The old saying – that the table doesn’t lie – is only a partial truth. With several games in hand on surrounding teams and with a young side gradually finding their feet in a faster and more demanding division, Guisborough are a better side than many would anticipate. With a new formation with I’Anson central and two runners in Roberts and McPhillips overlapping, the home side began brightly and Roberts’ effort forced visiting ‘keeper Turns to live up to his name and push the ball past the post. Not to be discouraged, Guisborough pressed forward again and Shane Henry managed to prod the ball in the bottom corner, despite pressure from several defenders.

It felt like a matter of time before Spennymoor got back into the game. They were quick and incisive and it was the movements of Ruddy which caught the eye. He was difficult to pin down as he came deep to collect possession before spreading play and spinning off his marker. Like many small players, Ruddy’s low centre of gravity afforded him a split second extra time on the turn and he looked Spennymoor’s most likely threat. Ruddy great, Ruddy brilliant. Or from a home perspective, get him Ruddy well marked.

The game remained 1-0 as the half time break arrived. The home optimists mused over the possibilities of hanging on for an unlikely win. Those holding a pint which was half-empty pointed out Spennymoor’s depth on the bench and that they would carve out second half chances to take the game by the scruff of the neck. Whilst in part it was true that the visitors controlled second-half possession, a Herculean effort from Guisborough saw Spennymoor players being harried, harassed on the ball and generally made to feel that they had no time to pull the strings and to pull home defenders out of position. When the Spennymoor equaliser arrived, it was Moore for the Moors as he flicked the ball past Jack Norton from a well directed free-kick.
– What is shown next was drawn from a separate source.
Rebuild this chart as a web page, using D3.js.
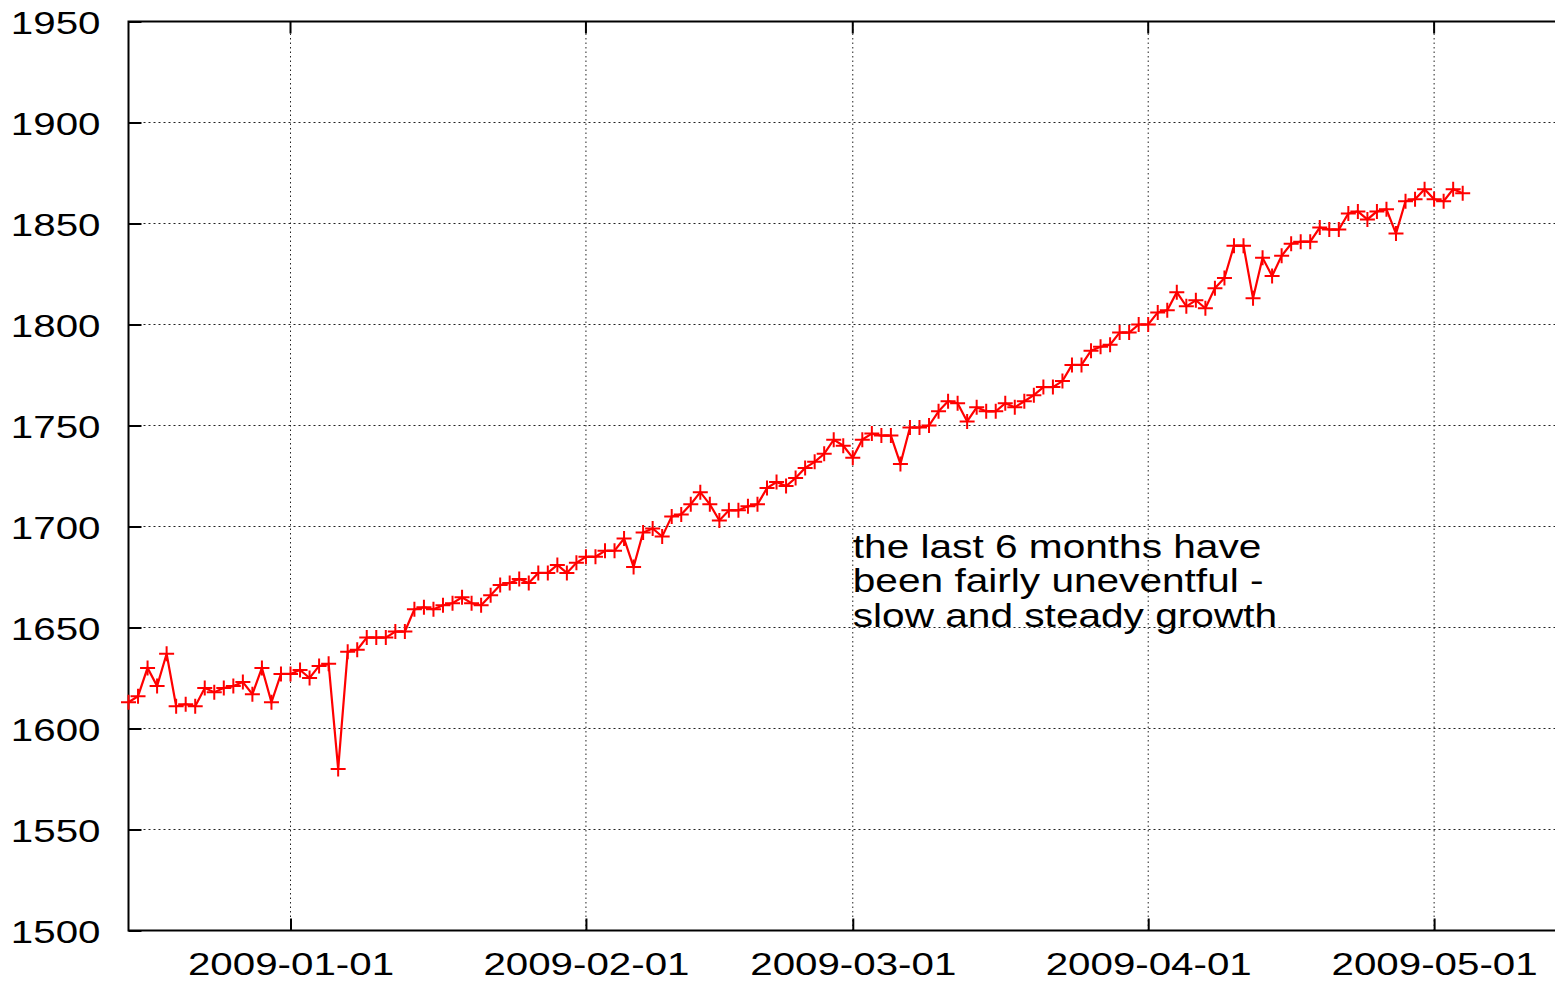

If the script had returned to convention, Guisborough hadn’t read it. The goal to win the game was a beauty. McPhillips – fighting tiredness and defying the odds to keep the ball in and prevent a goal-kick – spotted Shane Henry’s run from deep. His cross to the edge of the box surprised the home defence, who perhaps expected the ball to be delivered into the six-yard box. The onrushing Henry barely broke stride in thumping the ball home to the delight of the home support. There were moments of stress and with minutes left the ball was fizzed across the home side’s box and was as close as wet is to water as the onrushing forwards strained to reach the cross. The home fans were more tense than a campsite and it was to great relief that the final whistle blew.

This was a win against all expectations. Equally pleasing was the good natured banter with Spennymoor’s excellent travelling support. Whilst they were disgruntled with the result, both the fans and manager Jason Aindsley were gracious in defeat. Perhaps with half an eye on Saturday’s FA Vase clash, Aindsley had rested several players. Saturday takes the Moors to Barnoldswick Town and their stadium – the Silentnight stadium. Ainsley was left with a number of things to sleep on in the days leading up to a Second Round FA Vase clash.
Barnoldswick is also home to the Rolls Royce. When at full speed and fully functioning, Spennymoor are more than capable of returning from Lancashire with their FA Vase on track. I for one very much hope they manage it.